Drove into Melbourne about 6pm on Australia Day eve, cruising past the banks of the yarra, our assorted ratbag activists commenting on how pretty and clean the city is. Quickly followed by 'give me Newtown to look at any day.' They've got a decidedly urban grunge aesthetic those two.
People all down the riverside park setting up for barbeques the next day. The trend in Australia day over the last few years has seen more and more symbolic nationalism with a kind of diffuse and slightly unsettling focus. It seems that lots more people feel it necessary to get decked out in the flag in some way - shorts, tops, thongs, bikinis, draped as a cape (what are you, some kind of ocker super-hero?), flying on car antennas (putting the ass in class, that one), and worn as body paint.
The whole spectacle was dubbed as "morbid jingoism" by my colleagues on this trip. Can't say I diagree personally. I'm only 33, right, and from my relatively short living memory, this business is not some immutable part of Aussie tradition. We never got into flag-flying as kids. Australia day holds no real special memory of any kind of nationalist holiday, perhaps just a barbeque in one of Adelaide's many parks with a smattering of family freinds, but that was a fairly normal kid-friendly activity right through from October to March.

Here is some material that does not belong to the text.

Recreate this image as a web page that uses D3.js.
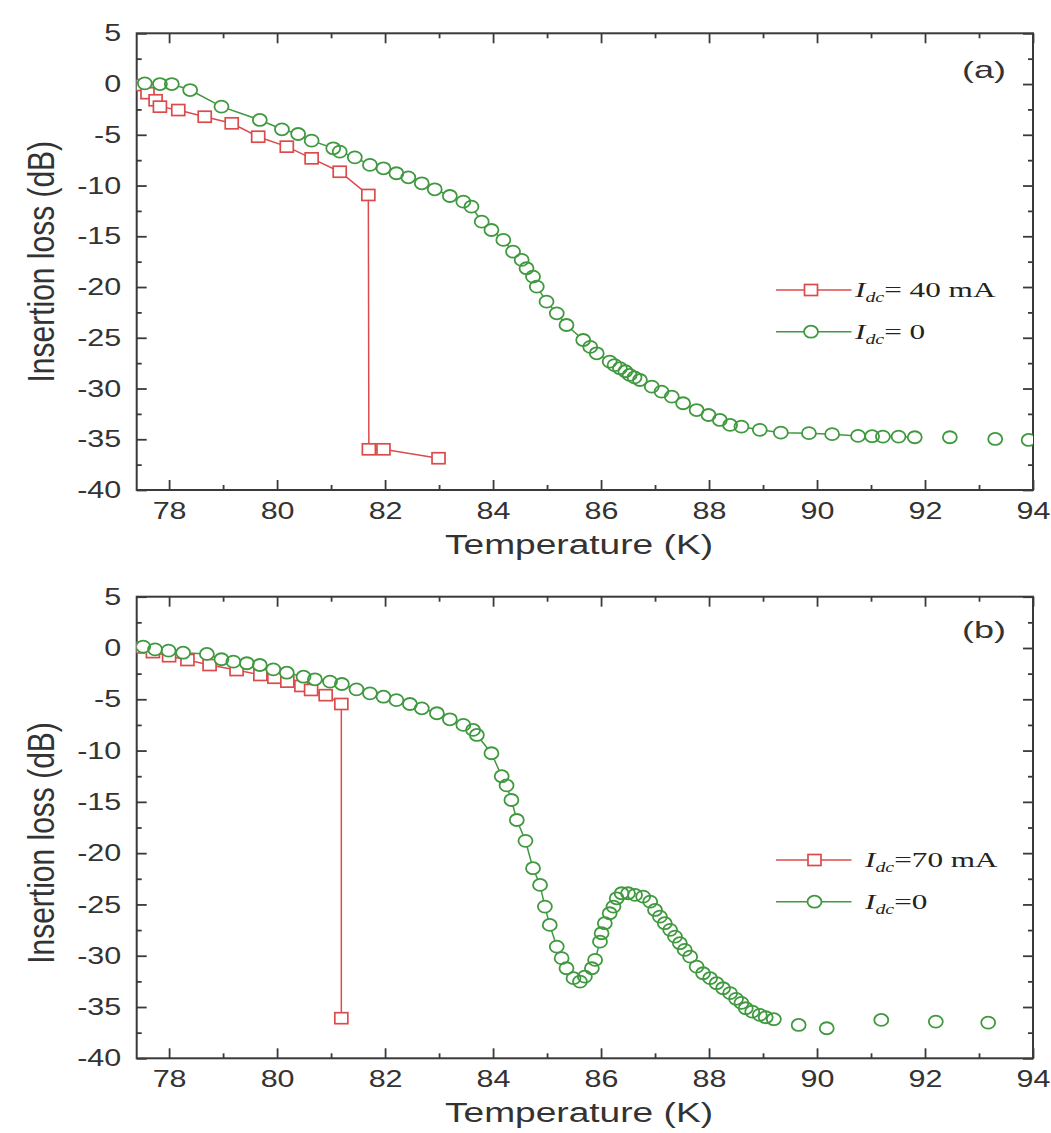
<!DOCTYPE html>
<html>
<head>
<meta charset="utf-8">
<script src="https://cdn.jsdelivr.net/npm/d3@7"></script>
<style>
  body { margin: 0; background: #fff; }
</style>
</head>
<body>
<script>
// ---- data ----
// panel (a): I_dc = 40 mA
const tempA40 = [77.42, 77.6, 77.75, 77.83, 78.17, 78.66, 79.16, 79.65, 80.18, 80.64, 81.16, 81.69, 81.7, 81.97, 82.99];
const lossA40 = [-0.1, -0.9, -1.6, -2.23, -2.56, -3.22, -3.87, -5.19, -6.17, -7.32, -8.64, -10.93, -35.99, -35.99, -36.87];
// panel (a): I_dc = 0
const tempA0 = [77.55, 77.83, 78.05, 78.39, 78.97, 79.68, 80.09, 80.39, 80.64, 81.04, 81.16, 81.44, 81.72, 81.97, 82.21,
  82.43, 82.68, 82.92, 83.2, 83.45, 83.6, 83.79, 83.97, 84.19, 84.37, 84.53, 84.62, 84.74, 84.81, 84.99,
  85.18, 85.36, 85.67, 85.8, 85.92, 86.16, 86.25, 86.35, 86.45, 86.53, 86.62, 86.72, 86.94, 87.12, 87.31,
  87.52, 87.77, 87.99, 88.2, 88.39, 88.6, 88.94, 89.33, 89.85, 90.28, 90.76, 91.02, 91.22, 91.51, 91.81,
  92.46, 93.3, 93.92];
const lossA0 = [0.07, 0.0, 0.0, -0.59, -2.23, -3.54, -4.46, -4.92, -5.58, -6.33, -6.66, -7.22, -7.97, -8.3, -8.79,
  -9.19, -9.78, -10.37, -11.03, -11.59, -12.08, -13.56, -14.38, -15.36, -16.51, -17.33, -18.15, -18.98, -19.96, -21.44,
  -22.59, -23.74, -25.22, -25.9, -26.53, -27.35, -27.7, -28.0, -28.3, -28.66, -28.9, -29.16, -29.82, -30.31, -30.8,
  -31.45, -32.12, -32.61, -33.1, -33.59, -33.76, -34.07, -34.35, -34.4, -34.5, -34.67, -34.7, -34.74, -34.74, -34.8,
  -34.8, -34.97, -35.07];
// panel (b): I_dc = 70 mA
const tempB70 = [77.42, 77.7, 78.0, 78.34, 78.75, 79.25, 79.69, 79.95, 80.19, 80.45, 80.63, 80.9, 81.19, 81.19];
const lossB70 = [0.05, -0.4, -0.8, -1.17, -1.66, -2.15, -2.63, -2.9, -3.28, -3.7, -4.09, -4.6, -5.46, -36.09];
// panel (b): I_dc = 0
const tempB0 = [77.52, 77.74, 77.99, 78.26, 78.7, 78.97, 79.19, 79.44, 79.68, 79.93, 80.18, 80.49, 80.7, 80.98, 81.2,
  81.47, 81.72, 81.97, 82.21, 82.46, 82.68, 82.96, 83.2, 83.45, 83.63, 83.7, 83.97, 84.16, 84.25, 84.34,
  84.44, 84.6, 84.74, 84.87, 84.96, 85.05, 85.18, 85.27, 85.36, 85.49, 85.61, 85.7, 85.83, 85.89, 85.98,
  86.01, 86.07, 86.16, 86.23, 86.29, 86.38, 86.5, 86.63, 86.78, 86.91, 87.0, 87.09, 87.18, 87.28, 87.37,
  87.46, 87.55, 87.65, 87.77, 87.89, 88.02, 88.14, 88.26, 88.39, 88.5, 88.6, 88.68, 88.8, 88.94, 89.05,
  89.2, 89.66, 90.18, 91.19, 92.2, 93.17];
const lossB0 = [0.13, -0.13, -0.26, -0.46, -0.58, -1.1, -1.33, -1.49, -1.66, -2.08, -2.41, -2.8, -3.05, -3.28, -3.51,
  -4.03, -4.42, -4.75, -5.08, -5.46, -5.88, -6.36, -6.95, -7.5, -7.99, -8.48, -10.26, -12.5, -13.4, -14.82,
  -16.77, -18.8, -21.47, -23.1, -25.21, -27.0, -29.11, -30.24, -31.22, -32.19, -32.52, -32.04, -31.22, -30.41, -28.63,
  -27.81, -26.83, -25.86, -25.21, -24.4, -23.91, -23.91, -24.07, -24.24, -24.73, -25.54, -26.19, -26.83, -27.48, -28.14,
  -28.78, -29.43, -30.09, -31.06, -31.71, -32.19, -32.68, -33.17, -33.65, -34.2, -34.6, -35.12, -35.45, -35.77, -36.0,
  -36.19, -36.75, -37.07, -36.26, -36.42, -36.52];

const xTicksMajor = [78, 80, 82, 84, 86, 88, 90, 92, 94];
const xTicksMinor = [79, 81, 83, 85, 87, 89, 91, 93];
const yTicksMajor = [5, 0, -5, -10, -15, -20, -25, -30, -35, -40];
const yTicksMinor = [2.5, -2.5, -7.5, -12.5, -17.5, -22.5, -27.5, -32.5, -37.5];

const legendA = ["= 40 mA", "= 0"];
const legendB = ["=70 mA", "=0"];

// ---- layout ----
const width = 1051;
const height = 1133;
const axisColor = "#3a3a3a";
const textColor = "#333";
const redColor = "#dc4b4b";
const greenColor = "#3f993f";
const sansFont = "'Liberation Sans', Arial, sans-serif";
const serifFont = "'Liberation Serif', 'Times New Roman', serif";
const tickStretch = 1.27;

const svg = d3.select("body").append("svg")
    .attr("width", width)
    .attr("height", height);

const xScale = d3.scaleLinear()
    .domain([77.4, 94])
    .range([136.7, 1033]);

const panels = [
    { id: "a", top: 33.3, bottom: 490, tag: "(a)", tagY: 78,
      redX: tempA40, redY: lossA40, greenX: tempA0, greenY: lossA0,
      legend: legendA, legendY: [290, 331.7], markX: 811, textX: 855,
      lineEnd: 91.85, yTitleY: 261.7, xTitleY: 553.7 },
    { id: "b", top: 596.7, bottom: 1058.3, tag: "(b)", tagY: 638,
      redX: tempB70, redY: lossB70, greenX: tempB0, greenY: lossB0,
      legend: legendB, legendY: [860, 901.7], markX: 814.5, textX: 865,
      lineEnd: 89.25, yTitleY: 843, xTitleY: 1122 }
];

function styleAxis(g, withText) {
    g.select(".domain").remove();
    g.selectAll(".tick line")
        .attr("stroke", axisColor)
        .attr("stroke-width", 1.8);
    g.selectAll(".tick text")
        .attr("font-family", sansFont)
        .attr("font-size", 24)
        .attr("fill", textColor);
    if (!withText) g.selectAll(".tick text").remove();
}

panels.forEach(p => {
    const yScale = d3.scaleLinear()
        .domain([-40, 5])
        .range([p.bottom, p.top]);

    const g = svg.append("g").attr("class", "panel-" + p.id);
    const [x0, x1] = xScale.range();

    // clip for the data
    svg.append("defs").append("clipPath")
        .attr("id", "clip-" + p.id)
        .append("rect")
        .attr("x", x0).attr("y", p.top)
        .attr("width", x1 - x0).attr("height", p.bottom - p.top);

    // axes: major + minor on all four sides, ticks inward
    const fmt = d => String(d);
    g.append("g")
        .attr("transform", `translate(0,${p.bottom})`)
        .call(d3.axisBottom(xScale).tickValues(xTicksMajor).tickSizeInner(-10).tickSizeOuter(0).tickPadding(12).tickFormat(fmt))
        .call(a => styleAxis(a, true))
        .call(a => a.selectAll(".tick text").attr("transform", `scale(${tickStretch},1)`));
    g.append("g")
        .attr("transform", `translate(0,${p.bottom})`)
        .call(d3.axisBottom(xScale).tickValues(xTicksMinor).tickSizeInner(-5).tickSizeOuter(0))
        .call(a => styleAxis(a, false));
    g.append("g")
        .attr("transform", `translate(0,${p.top})`)
        .call(d3.axisTop(xScale).tickValues(xTicksMajor).tickSizeInner(-10).tickSizeOuter(0))
        .call(a => styleAxis(a, false));
    g.append("g")
        .attr("transform", `translate(0,${p.top})`)
        .call(d3.axisTop(xScale).tickValues(xTicksMinor).tickSizeInner(-5).tickSizeOuter(0))
        .call(a => styleAxis(a, false));

    g.append("g")
        .attr("transform", `translate(${x0},0)`)
        .call(d3.axisLeft(yScale).tickValues(yTicksMajor).tickSizeInner(-10).tickSizeOuter(0).tickPadding(15.5).tickFormat(fmt))
        .call(a => styleAxis(a, true))
        .call(a => a.selectAll(".tick text").attr("x", -15.5 / tickStretch).attr("transform", `scale(${tickStretch},1)`));
    g.append("g")
        .attr("transform", `translate(${x0},0)`)
        .call(d3.axisLeft(yScale).tickValues(yTicksMinor).tickSizeInner(-5).tickSizeOuter(0))
        .call(a => styleAxis(a, false));
    g.append("g")
        .attr("transform", `translate(${x1},0)`)
        .call(d3.axisRight(yScale).tickValues(yTicksMajor).tickSizeInner(-10).tickSizeOuter(0))
        .call(a => styleAxis(a, false));
    g.append("g")
        .attr("transform", `translate(${x1},0)`)
        .call(d3.axisRight(yScale).tickValues(yTicksMinor).tickSizeInner(-5).tickSizeOuter(0))
        .call(a => styleAxis(a, false));

    // frame
    g.append("rect")
        .attr("x", x0).attr("y", p.top)
        .attr("width", x1 - x0).attr("height", p.bottom - p.top)
        .attr("fill", "none")
        .attr("stroke", axisColor)
        .attr("stroke-width", 2);

    // data
    const red = p.redX.map((t, i) => ({ t: t, v: p.redY[i] }));
    const green = p.greenX.map((t, i) => ({ t: t, v: p.greenY[i] }));

    const line = d3.line()
        .x(d => xScale(d.t))
        .y(d => yScale(d.v));

    const plot = g.append("g").attr("clip-path", `url(#clip-${p.id})`);

    plot.append("path")
        .attr("d", line(red))
        .attr("fill", "none")
        .attr("stroke", redColor)
        .attr("stroke-width", 1.5);
    plot.selectAll(".sq")
        .data(red)
        .enter()
        .append("rect")
        .attr("class", "sq")
        .attr("x", d => xScale(d.t) - 6.5)
        .attr("y", d => yScale(d.v) - 5.5)
        .attr("width", 13)
        .attr("height", 11)
        .attr("fill", "#fff")
        .attr("stroke", redColor)
        .attr("stroke-width", 1.7);

    plot.append("path")
        .attr("d", line(green.filter(d => d.t <= p.lineEnd)))
        .attr("fill", "none")
        .attr("stroke", greenColor)
        .attr("stroke-width", 1.5);
    plot.selectAll(".disc")
        .data(green)
        .enter()
        .append("ellipse")
        .attr("class", "disc")
        .attr("cx", d => xScale(d.t))
        .attr("cy", d => yScale(d.v))
        .attr("rx", 7)
        .attr("ry", 6)
        .attr("fill", "#fff");
    plot.selectAll(".circ")
        .data(green)
        .enter()
        .append("ellipse")
        .attr("class", "circ")
        .attr("cx", d => xScale(d.t))
        .attr("cy", d => yScale(d.v))
        .attr("rx", 7)
        .attr("ry", 6)
        .attr("fill", "none")
        .attr("stroke", greenColor)
        .attr("stroke-width", 1.8);

    // panel tag
    g.append("text")
        .attr("x", 962)
        .attr("y", p.tagY)
        .attr("font-family", sansFont)
        .attr("font-size", 24)
        .attr("fill", textColor)
        .attr("textLength", 44)
        .attr("lengthAdjust", "spacingAndGlyphs")
        .text(p.tag);

    // legend
    const legendColors = [redColor, greenColor];
    p.legend.forEach((lab, i) => {
        const ly = p.legendY[i];
        g.append("line")
            .attr("x1", 776).attr("x2", 851.5)
            .attr("y1", ly).attr("y2", ly)
            .attr("stroke", legendColors[i])
            .attr("stroke-width", 1.5);
        if (i === 0) {
            g.append("rect")
                .attr("x", p.markX - 6.5).attr("y", ly - 5.5)
                .attr("width", 13).attr("height", 11)
                .attr("fill", "#fff")
                .attr("stroke", redColor)
                .attr("stroke-width", 1.7);
        } else {
            g.append("ellipse")
                .attr("cx", p.markX).attr("cy", ly)
                .attr("rx", 7).attr("ry", 6)
                .attr("fill", "#fff")
                .attr("stroke", greenColor)
                .attr("stroke-width", 1.8);
        }
        const t = g.append("text")
            .attr("transform", `translate(${p.textX},${ly + 7}) scale(1.42,1)`)
            .attr("font-family", serifFont)
            .attr("font-size", 22)
            .attr("fill", "#222");
        t.append("tspan").attr("font-style", "italic").text("I");
        t.append("tspan").attr("font-style", "italic").attr("font-size", 14).attr("dy", 5).text("dc");
        t.append("tspan").attr("dy", -5).text(lab);
    });

    // axis titles
    g.append("text")
        .attr("x", 579)
        .attr("y", p.xTitleY)
        .attr("text-anchor", "middle")
        .attr("font-family", sansFont)
        .attr("font-size", 27)
        .attr("fill", textColor)
        .attr("textLength", 268)
        .attr("lengthAdjust", "spacingAndGlyphs")
        .text("Temperature (K)");

    g.append("text")
        .attr("transform", `translate(54,${p.yTitleY}) scale(1.25,1) rotate(-90)`)
        .attr("text-anchor", "middle")
        .attr("font-family", sansFont)
        .attr("font-size", 30)
        .attr("fill", textColor)
        .text("Insertion loss (dB)");
});
</script>
</body>
</html>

Perhaps Mum can set me straight on this, but I'm sure our lack of jingoistic fervour was not just a product of our suburb's chardonnay socialist leanings - I don't remember any particular fuss about it, even during high school years, where there was a slighly more bogan element. (Click "comments" to leave a note, here, technophobes).
Anyway.. see what I mean below. Early Sydney Big Day Outs always falling on Jan 26 probably sparked a trend of boozy teens trolling the flag, until organiser Ken West spoke out about it in 2007. The subsequent Howard years surely stoked this flag-waving business.
Photo from here: http://www.australiaday.com.au ... wtf?
Photo from wikimedia commons (Cronulla riots)
1 comment:
From MUM:
I agree with your film mates there has developed a jingoism re Australia day. yes and we didnt go out of our way to celebrate, wave flags when you were growing up.
My theory is that in The Howard years there was a huge push for the wrong kind of patriotism. The day wasnt always celebrated on the 26th . Now it is and the Howard Govt, Made it almost compulsory for LG (local government) to have celebations tied to their Citizenship ceremonies.